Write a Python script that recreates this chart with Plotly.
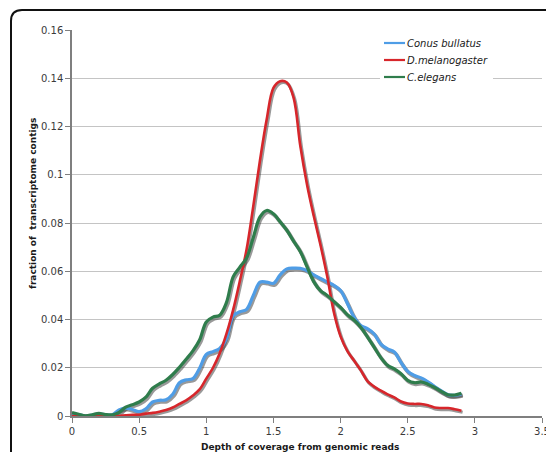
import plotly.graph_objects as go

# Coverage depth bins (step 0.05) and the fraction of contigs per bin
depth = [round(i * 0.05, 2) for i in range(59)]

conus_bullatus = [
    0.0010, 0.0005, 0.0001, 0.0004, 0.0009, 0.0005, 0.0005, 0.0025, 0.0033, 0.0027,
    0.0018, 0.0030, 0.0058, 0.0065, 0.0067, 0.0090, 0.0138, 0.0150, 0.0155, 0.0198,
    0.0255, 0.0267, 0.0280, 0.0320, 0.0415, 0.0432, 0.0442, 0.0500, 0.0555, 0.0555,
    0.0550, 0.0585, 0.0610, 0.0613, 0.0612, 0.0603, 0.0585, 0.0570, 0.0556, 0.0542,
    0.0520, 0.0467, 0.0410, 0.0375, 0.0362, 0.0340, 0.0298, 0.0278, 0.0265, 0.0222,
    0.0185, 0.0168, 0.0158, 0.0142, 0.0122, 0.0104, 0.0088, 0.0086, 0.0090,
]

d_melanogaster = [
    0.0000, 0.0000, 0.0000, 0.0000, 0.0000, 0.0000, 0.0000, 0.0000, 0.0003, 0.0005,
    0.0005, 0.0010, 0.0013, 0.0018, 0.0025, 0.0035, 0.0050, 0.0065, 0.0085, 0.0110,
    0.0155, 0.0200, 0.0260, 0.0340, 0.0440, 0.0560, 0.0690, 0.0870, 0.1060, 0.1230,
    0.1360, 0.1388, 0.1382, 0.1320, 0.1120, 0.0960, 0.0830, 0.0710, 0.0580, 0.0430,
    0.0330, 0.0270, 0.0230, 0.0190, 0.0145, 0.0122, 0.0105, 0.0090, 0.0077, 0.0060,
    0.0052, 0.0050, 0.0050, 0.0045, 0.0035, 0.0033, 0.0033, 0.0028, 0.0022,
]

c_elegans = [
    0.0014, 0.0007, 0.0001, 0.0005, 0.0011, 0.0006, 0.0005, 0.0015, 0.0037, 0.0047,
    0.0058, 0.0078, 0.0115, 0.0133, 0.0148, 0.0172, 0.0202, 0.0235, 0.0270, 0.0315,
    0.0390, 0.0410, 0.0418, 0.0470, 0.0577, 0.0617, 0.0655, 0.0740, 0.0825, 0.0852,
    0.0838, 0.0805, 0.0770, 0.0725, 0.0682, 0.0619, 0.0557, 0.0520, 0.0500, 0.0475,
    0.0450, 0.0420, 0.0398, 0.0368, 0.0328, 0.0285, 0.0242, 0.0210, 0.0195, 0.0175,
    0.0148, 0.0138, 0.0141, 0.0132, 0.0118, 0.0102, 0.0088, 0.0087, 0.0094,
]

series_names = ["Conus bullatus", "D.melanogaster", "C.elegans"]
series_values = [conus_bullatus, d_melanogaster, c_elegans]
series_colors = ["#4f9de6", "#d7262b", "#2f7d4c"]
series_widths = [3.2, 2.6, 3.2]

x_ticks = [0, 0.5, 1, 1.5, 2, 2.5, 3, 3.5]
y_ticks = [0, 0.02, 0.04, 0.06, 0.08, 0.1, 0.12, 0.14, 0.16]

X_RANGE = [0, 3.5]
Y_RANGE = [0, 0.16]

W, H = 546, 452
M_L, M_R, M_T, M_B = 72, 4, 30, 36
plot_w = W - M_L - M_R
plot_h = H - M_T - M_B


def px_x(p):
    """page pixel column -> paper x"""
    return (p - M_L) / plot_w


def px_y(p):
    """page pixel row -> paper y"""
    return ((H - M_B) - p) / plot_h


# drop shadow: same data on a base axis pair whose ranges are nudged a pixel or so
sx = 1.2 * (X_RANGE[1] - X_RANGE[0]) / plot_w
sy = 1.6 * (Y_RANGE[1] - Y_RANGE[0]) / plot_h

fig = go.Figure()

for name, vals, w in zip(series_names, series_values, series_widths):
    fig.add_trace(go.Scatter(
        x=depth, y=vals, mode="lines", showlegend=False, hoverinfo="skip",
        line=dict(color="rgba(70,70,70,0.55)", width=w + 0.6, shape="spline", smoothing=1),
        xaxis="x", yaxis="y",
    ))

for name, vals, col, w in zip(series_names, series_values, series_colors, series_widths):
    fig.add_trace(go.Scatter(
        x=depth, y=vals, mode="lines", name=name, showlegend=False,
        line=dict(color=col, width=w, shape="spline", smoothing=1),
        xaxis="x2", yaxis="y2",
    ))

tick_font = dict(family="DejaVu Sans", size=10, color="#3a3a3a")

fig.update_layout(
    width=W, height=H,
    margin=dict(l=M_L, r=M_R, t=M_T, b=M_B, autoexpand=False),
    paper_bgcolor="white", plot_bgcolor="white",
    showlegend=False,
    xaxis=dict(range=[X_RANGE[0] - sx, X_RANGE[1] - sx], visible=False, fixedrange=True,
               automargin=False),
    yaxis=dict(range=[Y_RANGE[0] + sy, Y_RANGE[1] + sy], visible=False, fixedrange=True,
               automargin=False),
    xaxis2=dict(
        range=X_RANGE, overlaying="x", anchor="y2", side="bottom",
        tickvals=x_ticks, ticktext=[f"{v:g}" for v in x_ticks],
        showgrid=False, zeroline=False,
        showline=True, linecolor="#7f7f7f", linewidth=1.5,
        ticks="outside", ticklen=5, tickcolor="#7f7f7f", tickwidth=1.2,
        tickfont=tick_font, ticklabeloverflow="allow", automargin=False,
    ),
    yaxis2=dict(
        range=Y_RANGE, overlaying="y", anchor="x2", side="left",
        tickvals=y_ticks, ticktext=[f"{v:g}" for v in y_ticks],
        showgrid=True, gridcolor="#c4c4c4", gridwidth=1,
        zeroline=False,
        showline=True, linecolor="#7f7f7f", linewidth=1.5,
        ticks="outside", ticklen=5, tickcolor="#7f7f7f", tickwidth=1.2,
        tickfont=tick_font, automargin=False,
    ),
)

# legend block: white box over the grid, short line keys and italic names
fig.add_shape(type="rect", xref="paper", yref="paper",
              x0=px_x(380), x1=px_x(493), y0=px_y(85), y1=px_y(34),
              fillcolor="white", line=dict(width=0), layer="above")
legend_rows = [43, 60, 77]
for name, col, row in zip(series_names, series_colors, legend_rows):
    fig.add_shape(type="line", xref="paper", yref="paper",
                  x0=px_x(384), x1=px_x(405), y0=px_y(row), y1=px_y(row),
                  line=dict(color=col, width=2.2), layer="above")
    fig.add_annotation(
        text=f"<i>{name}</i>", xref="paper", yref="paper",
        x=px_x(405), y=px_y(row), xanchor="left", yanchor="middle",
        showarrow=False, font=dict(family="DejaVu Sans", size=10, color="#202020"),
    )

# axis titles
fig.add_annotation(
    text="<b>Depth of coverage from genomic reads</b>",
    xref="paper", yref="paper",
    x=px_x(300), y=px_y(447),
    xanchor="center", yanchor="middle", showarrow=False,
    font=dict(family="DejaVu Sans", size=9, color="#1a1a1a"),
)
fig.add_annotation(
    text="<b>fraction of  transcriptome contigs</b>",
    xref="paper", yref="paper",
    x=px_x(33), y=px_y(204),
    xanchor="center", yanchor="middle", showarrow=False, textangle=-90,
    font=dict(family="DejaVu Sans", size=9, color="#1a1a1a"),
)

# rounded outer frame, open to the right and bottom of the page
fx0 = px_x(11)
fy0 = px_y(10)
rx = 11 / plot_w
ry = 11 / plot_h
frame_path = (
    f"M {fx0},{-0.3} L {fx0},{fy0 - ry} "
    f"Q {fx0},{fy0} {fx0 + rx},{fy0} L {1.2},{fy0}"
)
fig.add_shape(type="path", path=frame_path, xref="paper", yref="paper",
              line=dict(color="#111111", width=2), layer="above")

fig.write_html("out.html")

*STATED PROBLEM*: Omitting all pictures, restate exactly the lines of the material from its start through the line that contains "depth = [round(i".

*WRITTEN SOLUTION*:
Write a Python script that recreates this chart with Plotly.
import plotly.graph_objects as go

# Coverage depth bins (step 0.05) and the fraction of contigs per bin
depth = [round(i * 0.05, 2) for i in range(59)]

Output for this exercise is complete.